Con la educación convertida en una muñeca con la que todos los políticos quieren jugar y a la que pretenden imponer su nombre, y un ejército de buenistas que piensan que exigir resultados a un niño es arruinarle su infancia, cuando muy al contrario supone salvarle del barro de la incultura y la falta de criterio, España se levanta cada mañana con un sonrojo educativo. Cuando no son los aspirantes a maestros que no saben dónde poner una h en las oposiciones, son los presentadores de televisión que te colocan Teruel en Extremadura, o un presidente de gobierno que convierte en limítrofes las provincias de Cádiz y Almería.
La educación en España se va pareciendo cada vez más a esas reparaciones que nadie acomete de verdad, y en las que se aprecian las sucesivas chapuzas con las que malos profesionales han intentado recomponer un problema que solamente podría resolverse si se cambiara la pieza completa. La triste realidad, queramos verlo o no, es que los alumnos españoles pasan una primaria con demasiado jijijajá y pocos contenidos de base, aupados en veloces corceles de pedagogías indoloras que no les llevan a ninguna parte. A la primaria light le sigue una Secundaria de café para todos, en la que se aprueba o se aprueba, y se promedian títulos como el que reparte cartas. Pero no se ha escrito lo suficiente sobre esos buenos alumnos, los de perfil alto, que quieren llegar a la universidad y además hacerlo bien. Esos chicos tienen que hacer un esfuerzo hercúleo para dejar atrás los años del chupi piruli y la pedagogía de lo fácil y aprender todo antes de la prueba selectiva. Diariamente oigo a alumnos excelentes que dicen que ojalá les hubieran apretado antes algo más y ahora no tanto. Con el Bachillerato reducido a dos años (algo más serio, pero tampoco crean), profesores y estudiantes tienen que obrar el milagro de aprender todo en un tiempo récord.
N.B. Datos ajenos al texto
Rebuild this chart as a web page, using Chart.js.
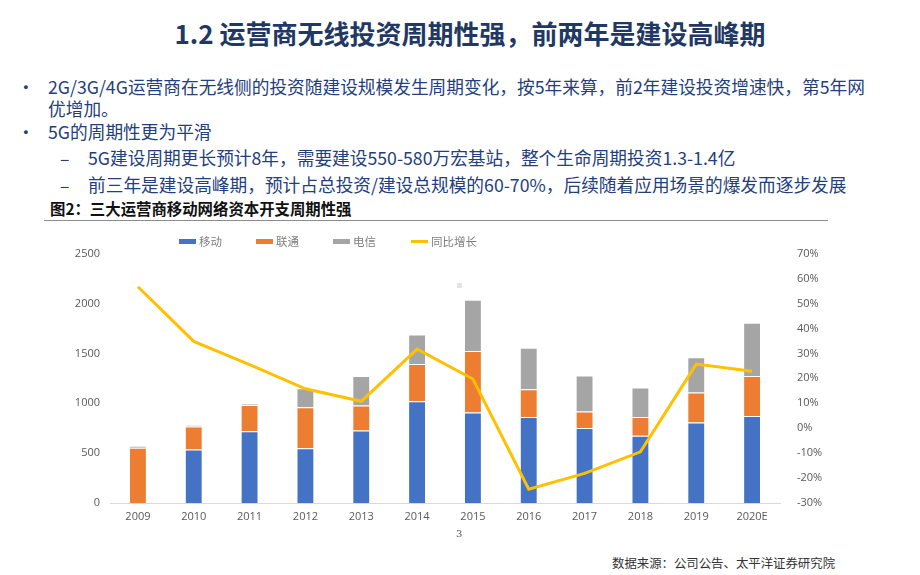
<!DOCTYPE html>
<html>
<head>
<meta charset="utf-8">
<script src="https://cdn.jsdelivr.net/npm/chart.js"></script>
<style>
  body { margin: 0; width: 920px; height: 575px; background: #fff; position: relative; overflow: hidden;
         font-family: "Noto Sans CJK SC", "Noto Sans", sans-serif; }
  .abs { position: absolute; white-space: nowrap; }
  #title { left: 0; width: 940px; top: 14px; text-align: center; font-size: 26px; font-weight: bold; color: #1f3864; }
  .txt { font-size: 17.7px; color: #24407c; line-height: 22px; }
  #caption { left: 50px; top: 197px; font-size: 15.4px; font-weight: bold; color: #111; }
  #capline { left: 44px; top: 220px; width: 784px; height: 1px; background: #8c8c8c; }
  #legend { left: 0; top: 232px; height: 18px; }
  .lg { position: absolute; top: 0; font-size: 11.5px; color: #7f7f7f; line-height: 18px; }
  .lg i { display: inline-block; width: 17px; height: 5px; vertical-align: middle; margin-right: 3px; margin-top: -2px; }
  #wrap { left: 60px; top: 230px; width: 790px; height: 300px; }
  #dot { left: 457px; top: 283px; width: 5px; height: 5px; background: #e4e4e4; }
  #page { left: 456px; top: 528px; font-size: 10px; color: #555; font-family: "DejaVu Serif", serif; }
  #source { left: 612px; top: 554px; font-size: 12.4px; color: #333; }
</style>
</head>
<body>
<div id="title" class="abs">1.2 运营商无线投资周期性强，前两年是建设高峰期</div>

<div class="abs txt" style="left:17px; top:75px;">•</div>
<div class="abs txt" style="left:48px; top:75px;">2G/3G/4G运营商在无线侧的投资随建设规模发生周期变化，按5年来算，前2年建设投资增速快，第5年网</div>
<div class="abs txt" style="left:48px; top:97px;">优增加。</div>
<div class="abs txt" style="left:17px; top:120px;">•</div>
<div class="abs txt" style="left:48px; top:120px;">5G的周期性更为平滑</div>
<div class="abs txt" style="left:60px; top:146px;">–</div>
<div class="abs txt" style="left:88px; top:146px;">5G建设周期更长预计8年，需要建设550-580万宏基站，整个生命周期投资1.3-1.4亿</div>
<div class="abs txt" style="left:60px; top:173px;">–</div>
<div class="abs txt" style="left:88px; top:173px;">前三年是建设高峰期，预计占总投资/建设总规模的60-70%，后续随着应用场景的爆发而逐步发展</div>

<div id="caption" class="abs">图2：三大运营商移动网络资本开支周期性强</div>
<div id="capline" class="abs"></div>

<div id="wrap" class="abs"><canvas id="capexChart"></canvas></div>
<div id="legend" class="abs"></div>
<div id="dot" class="abs"></div>

<div id="page" class="abs">3</div>
<div id="source" class="abs">数据来源：公司公告、太平洋证券研究院</div>

<script>
// ================= DATA =================
const years = ["2009","2010","2011","2012","2013","2014","2015","2016","2017","2018","2019","2020E"];
const mobile  = [0, 537, 720, 548, 727, 1020, 907, 863, 753, 673, 807, 873];     // 移动
const unicom  = [555, 230, 263, 412, 250, 373, 616, 277, 164, 190, 300, 400];    // 联通
const telecom = [18, 13, 10, 190, 296, 297, 514, 417, 360, 294, 353, 534];       // 电信
const growth  = [56.7, 34.8, 25.5, 15.8, 10.8, 31.7, 19.7, -24.5, -18.1, -9.5, 25.7, 22.8]; // 同比增长 %
const seriesNames = ["移动", "联通", "电信", "同比增长"];
const leftTicks = [0, 500, 1000, 1500, 2000, 2500];
const rightTicks = [-30, -20, -10, 0, 10, 20, 30, 40, 50, 60, 70];

// ================= STYLE =================
const colors = ["#4472c4", "#ed7d31", "#a5a5a5", "#ffc000"];
const tickColor = "#595959";
const tickFont = { family: "'Open Sans', 'Noto Sans', sans-serif", size: 11 };

// ================= LEGEND =================
const legendEl = document.getElementById("legend");
const legendLeft = [179, 256, 333, 411];
seriesNames.forEach((name, i) => {
  const h = i === 3 ? 3 : 5;
  legendEl.innerHTML += `<span class="lg" style="left:${legendLeft[i]}px"><i style="background:${colors[i]};height:${h}px"></i>${name}</span>`;
});

// ================= CHART =================
const barBase = { type: "bar", yAxisID: "y", stack: "capex", categoryPercentage: 1, barPercentage: 0.32,
                  borderColor: "rgba(255,255,255,0.5)", borderWidth: 1, order: 2 };

new Chart(document.getElementById("capexChart"), {
  data: {
    labels: years,
    datasets: [
      { ...barBase, label: seriesNames[0], data: mobile, backgroundColor: colors[0] },
      { ...barBase, label: seriesNames[1], data: unicom, backgroundColor: colors[1] },
      { ...barBase, label: seriesNames[2], data: telecom, backgroundColor: colors[2] },
      {
        type: "line", label: seriesNames[3], data: growth, yAxisID: "y1",
        borderColor: colors[3], backgroundColor: colors[3], borderWidth: 3,
        pointRadius: 0, tension: 0, order: 1
      }
    ]
  },
  options: {
    responsive: true,
    maintainAspectRatio: false,
    animation: false,
    layout: { padding: { top: 3, left: 0, right: 0, bottom: 0 } },
    plugins: { legend: { display: false }, tooltip: { enabled: false } },
    scales: {
      x: {
        stacked: true,
        grid: { display: false, drawTicks: false },
        border: { display: true, color: "#d9d9d9", width: 1 },
        ticks: { color: tickColor, font: tickFont, padding: 7, maxRotation: 0 },
        afterFit: s => { s.height = 27; }
      },
      y: {
        stacked: true, position: "left", min: 0, max: 2500,
        grid: { display: false, drawTicks: false },
        border: { display: false },
        afterBuildTicks: s => { s.ticks = leftTicks.map(v => ({ value: v })); },
        ticks: { color: tickColor, font: tickFont, padding: 10, callback: v => String(v) },
        afterFit: s => { s.width = 50; }
      },
      y1: {
        position: "right", min: -30, max: 70,
        grid: { display: false, drawTicks: false },
        border: { display: false },
        afterBuildTicks: s => { s.ticks = rightTicks.map(v => ({ value: v })); },
        ticks: { color: tickColor, font: tickFont, padding: 17, callback: v => v + "%" },
        afterFit: s => { s.width = 70; }
      }
    }
  }
});
</script>
</body>
</html>
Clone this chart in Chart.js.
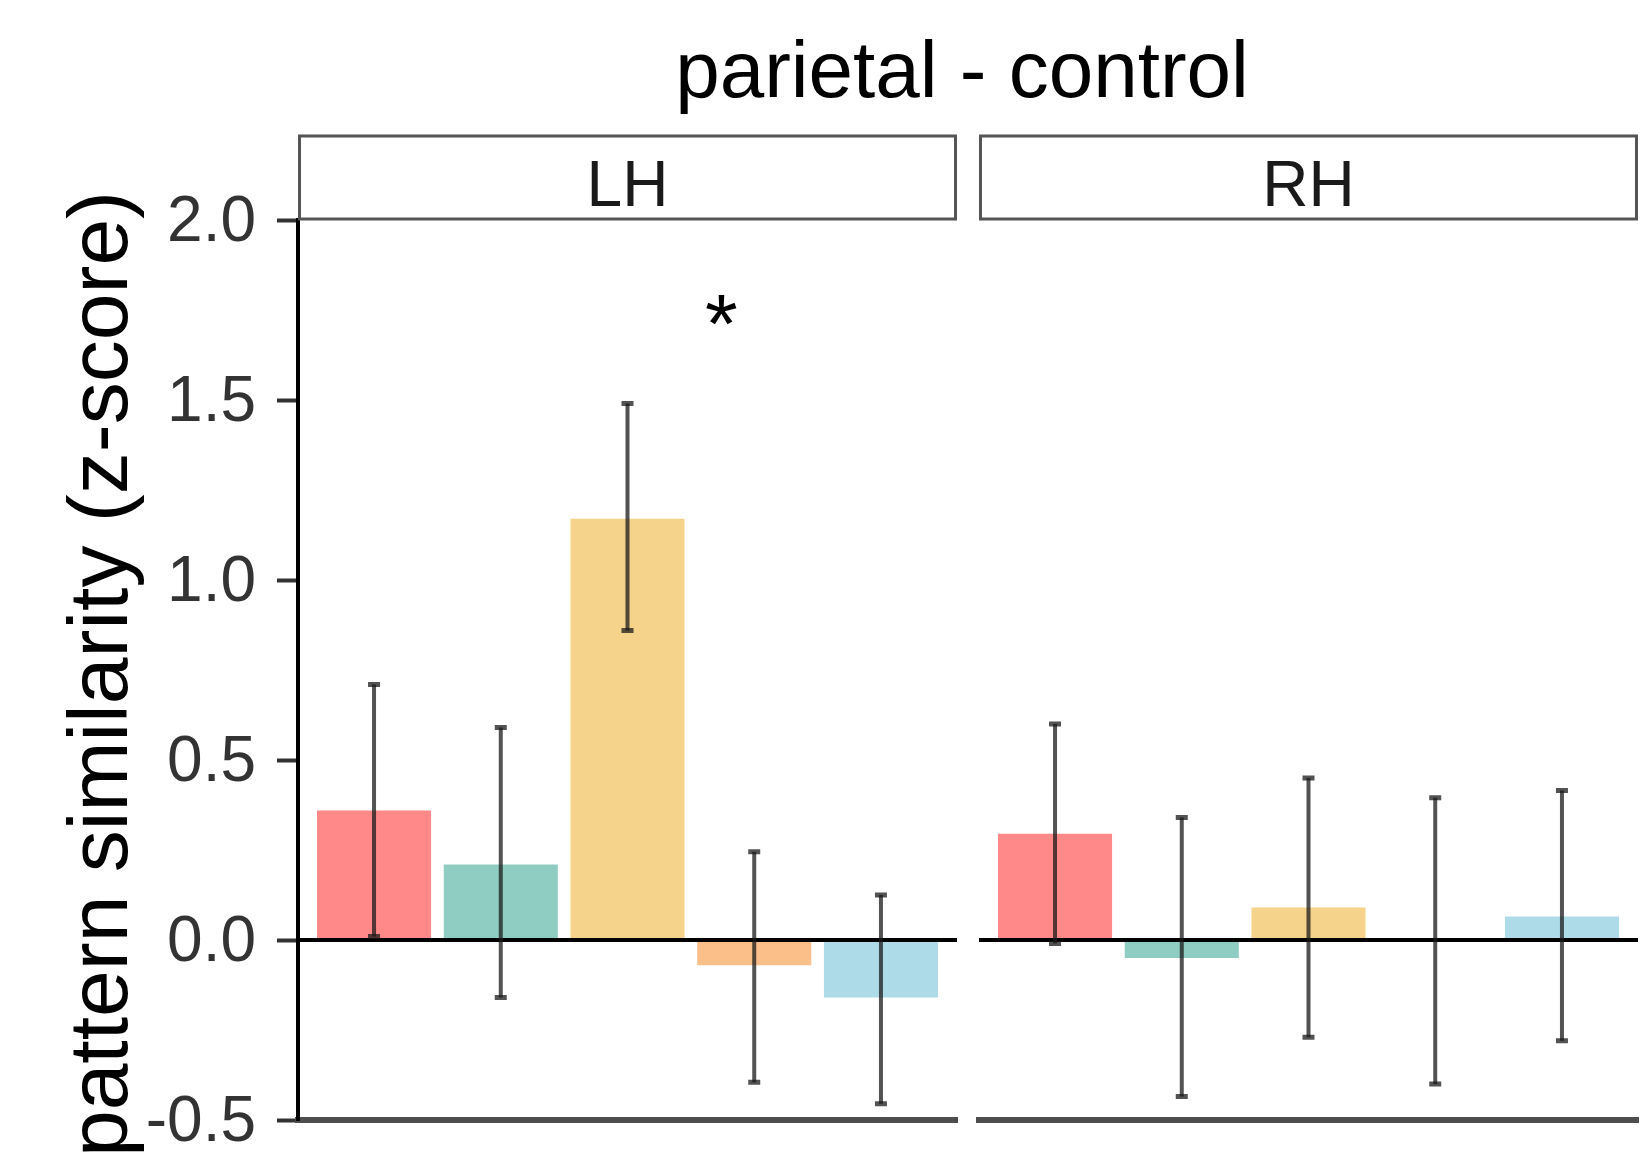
<!DOCTYPE html>
<html>
<head>
<meta charset="utf-8">
<title>parietal - control</title>
<script src="https://cdn.jsdelivr.net/npm/chart.js@4"></script>
<style>
  body { margin: 0; background: #fff; }
  #fig { position: relative; width: 1640px; height: 1162px; overflow: hidden; font-family: "Liberation Sans", Arial, sans-serif; }
  #titulo { position: absolute; left: 662px; top: 30px; width: 600px; text-align: center; font-size: 80px; line-height: 80px; color: #000; }
  canvas { position: absolute; top: 0; }
  #lh { left: 0; }
  #rh { left: 960px; }
</style>
</head>
<body>
<div id="fig">
  <div id="titulo">parietal - control</div>
  <canvas id="lh" width="960" height="1162"></canvas>
  <canvas id="rh" width="680" height="1162"></canvas>
</div>
<script>
const FONT = '"Liberation Sans", Arial, sans-serif';

// five conditions per hemisphere, same order/colours in both panels
const barSlots = [1, 2, 3, 4, 5];
const barColors = ['#FF8888', '#8FCDC2', '#F6D38A', '#FBBF8A', '#ADDBE8'];

const lhMean  = [0.36, 0.21, 1.17, -0.07, -0.16];
const lhUpper = [0.71, 0.59, 1.49, 0.245, 0.125];
const lhLower = [0.01, -0.16, 0.86, -0.395, -0.455];

const rhMean  = [0.295, -0.05, 0.09, 0.0, 0.065];
const rhUpper = [0.60, 0.34, 0.45, 0.395, 0.415];
const rhLower = [-0.01, -0.435, -0.27, -0.40, -0.28];

const yTicks = [-0.5, 0.0, 0.5, 1.0, 1.5, 2.0];
const yTickLabels = ['-0.5', '0.0', '0.5', '1.0', '1.5', '2.0'];

const lhStars = [{ x: 3.74, y: 1.75, text: '*' }];

// strip box on top, zero line, significance marks
const facetPlugin = {
  id: 'facet',
  afterDatasetsDraw(chart, args, opts) {
    const { ctx, chartArea: a, scales: { x, y } } = chart;
    const y0 = y.getPixelForValue(0);
    ctx.save();
    ctx.strokeStyle = '#000';
    ctx.lineWidth = 4;
    ctx.beginPath();
    ctx.moveTo(a.left, y0);
    ctx.lineTo(a.right, y0);
    ctx.stroke();

    ctx.fillStyle = '#000';
    ctx.font = '84px ' + FONT;
    ctx.textAlign = 'center';
    ctx.textBaseline = 'alphabetic';
    (opts.stars || []).forEach(s => {
      const m = ctx.measureText(s.text);
      const py = y.getPixelForValue(s.y) + (m.actualBoundingBoxAscent - m.actualBoundingBoxDescent) / 2;
      ctx.fillText(s.text, x.getPixelForValue(s.x), py);
    });
    ctx.restore();
  },
  afterDraw(chart, args, opts) {
    const { ctx, chartArea: a } = chart;
    const top = a.top - 84;
    ctx.save();
    ctx.fillStyle = '#fff';
    ctx.fillRect(a.left, top, a.right - a.left, a.top - top);
    ctx.strokeStyle = '#555';
    ctx.lineWidth = 3;
    ctx.strokeRect(a.left + 1.5, top, a.right - a.left - 3, a.top - top - 1);
    ctx.fillStyle = '#1a1a1a';
    ctx.font = '64px ' + FONT;
    ctx.textAlign = 'center';
    ctx.textBaseline = 'alphabetic';
    ctx.fillText(opts.strip, (a.left + a.right) / 2, a.top - 14);
    ctx.restore();
  }
};

const errorBarsPlugin = {
  id: 'errorBars',
  afterDatasetsDraw(chart, args, opts) {
    const { ctx, scales: { x, y } } = chart;
    ctx.save();
    ctx.strokeStyle = 'rgba(25,25,25,0.75)';
    barSlots.forEach((s, i) => {
      const px = x.getPixelForValue(s);
      const yHi = y.getPixelForValue(opts.upper[i]);
      const yLo = y.getPixelForValue(opts.lower[i]);
      ctx.lineWidth = 4;
      ctx.beginPath();
      ctx.moveTo(px, yHi);
      ctx.lineTo(px, yLo);
      ctx.stroke();
      ctx.lineWidth = 5;
      ctx.beginPath();
      ctx.moveTo(px - 6, yHi); ctx.lineTo(px + 6, yHi);
      ctx.moveTo(px - 6, yLo); ctx.lineTo(px + 6, yLo);
      ctx.stroke();
    });
    ctx.restore();
  }
};

const yTitlePlugin = {
  id: 'yTitle',
  afterDraw(chart, args, opts) {
    if (!opts.text) return;
    const { ctx, chartArea: a } = chart;
    ctx.save();
    ctx.translate(127, (a.top + a.bottom) / 2 + 4);
    ctx.rotate(-Math.PI / 2);
    ctx.fillStyle = '#000';
    ctx.font = '84px ' + FONT;
    ctx.textAlign = 'center';
    ctx.textBaseline = 'alphabetic';
    ctx.fillText(opts.text, 0, 0);
    ctx.restore();
  }
};

function makePanel(id, strip, mean, upper, lower, withAxis, stars) {
  return new Chart(document.getElementById(id), {
    type: 'bar',
    data: {
      datasets: [{
        data: barSlots.map((s, i) => ({ x: s, y: mean[i] })),
        backgroundColor: barColors,
        borderWidth: 0,
        barPercentage: 0.9,
        categoryPercentage: 1.0
      }]
    },
    options: {
      responsive: false,
      animation: false,
      devicePixelRatio: 1,
      layout: { padding: { left: 0, right: withAxis ? 3 : 2, top: 220, bottom: 42 } },
      plugins: {
        legend: { display: false },
        tooltip: { enabled: false },
        facet: { strip: strip, stars: stars },
        errorBars: { upper: upper, lower: lower },
        yTitle: { text: withAxis ? 'pattern similarity (z-score)' : '' }
      },
      scales: {
        x: {
          type: 'linear',
          min: 0.4,
          max: 5.6,
          offset: false,
          afterBuildTicks: s => { s.ticks = barSlots.map(v => ({ value: v })); },
          afterFit: s => { s.height = 0; s.paddingLeft = 0; s.paddingRight = 0; },
          ticks: { display: false },
          grid: { display: false },
          border: { display: true, color: '#4d4d4d', width: 6 }
        },
        y: {
          type: 'linear',
          min: -0.5,
          max: 2.0,
          afterBuildTicks: s => { s.ticks = yTicks.map(v => ({ value: v })); },
          afterFit: s => {
            s.width = withAxis ? 298 : 19;
            s.paddingTop = 0;
            s.paddingBottom = 0;
          },
          ticks: {
            display: withAxis,
            callback: v => yTickLabels[yTicks.indexOf(v)],
            font: { family: FONT, size: 64 },
            color: '#333',
            padding: 21,
            labelOffset: 3
          },
          grid: {
            color: 'rgba(0,0,0,0)',
            drawTicks: withAxis,
            tickLength: 21,
            tickWidth: 4,
            tickColor: '#333'
          },
          border: { display: withAxis, color: '#000', width: 4 }
        }
      }
    },
    plugins: [facetPlugin, errorBarsPlugin, yTitlePlugin]
  });
}

makePanel('lh', 'LH', lhMean, lhUpper, lhLower, true, lhStars);
makePanel('rh', 'RH', rhMean, rhUpper, rhLower, false, []);
</script>
</body>
</html>
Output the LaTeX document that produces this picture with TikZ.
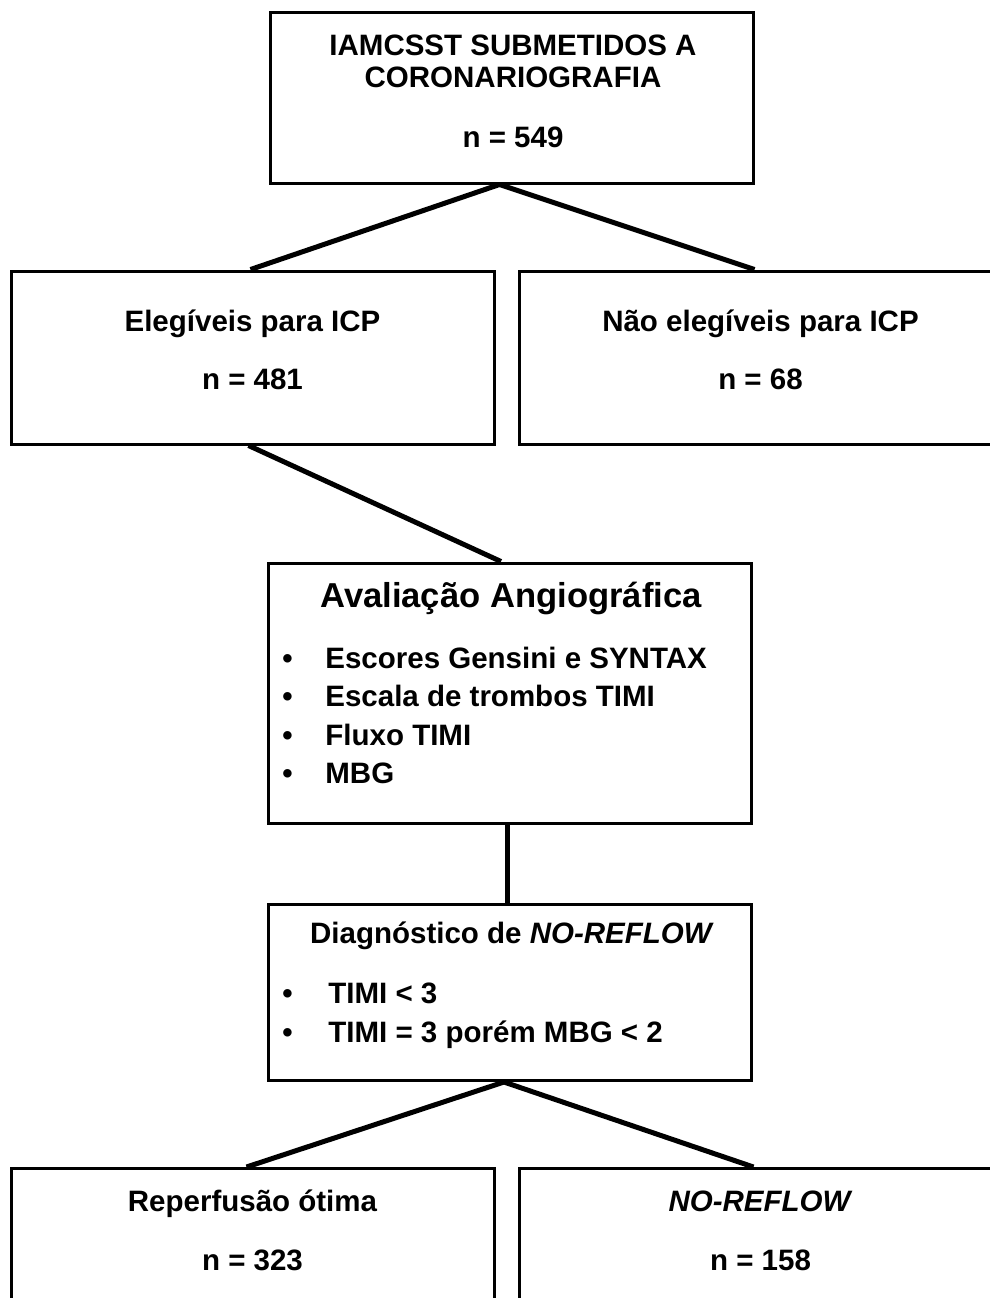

Lo más sangrante del tema es que esta flojedad y falta de exigencia como norma en el sistema educativo se vista de medidas sociales e inclusivas, cuando el resultado es exactamente el contrario. En un sistema educativo firme, competitivo y exigente, pero universal, la persona con más necesidad y de una extracción social más baja, si se esfuerza, puede optar a un buen trabajo el día de mañana. El conocimiento y la carrera que uno se labre pueden llevarte arriba. En cambio la mediocridad, que es lo que estamos repartiendo, te deja exactamente donde estabas. En España, cuando el sistema educativo era verdaderamente exigente, existía una verdadera escalera social. Muchos de los catedráticos de universidad, grandes directivos y altos funcionarios actuales hicieron carrera desde la nada porque tuvieron a su disposición un sistema educativo justo, exigente, competitivo. Sí, competitivo, esa palabra que asusta tanto a la falsa progresía. De mis amigos cercanos, un gran gerente del sistema de salud es hijo de un soldador y una costurera, otro que es profesor de facultad hijo de una familia de agricultores que apenas conocen las cuatro letras. Yo hubiera probablemente acabado en un trabajo manual si no hubiera tenido la oportunidad de aprender. El verdadero progresista cree en el poder de la cultura como motor de ascenso.
Lo que ocurre es que, vista la cuestión en su conjunto, uno sospecha que a nuestros políticos les interesan menos las escaleras sociales que las puertas giratorias.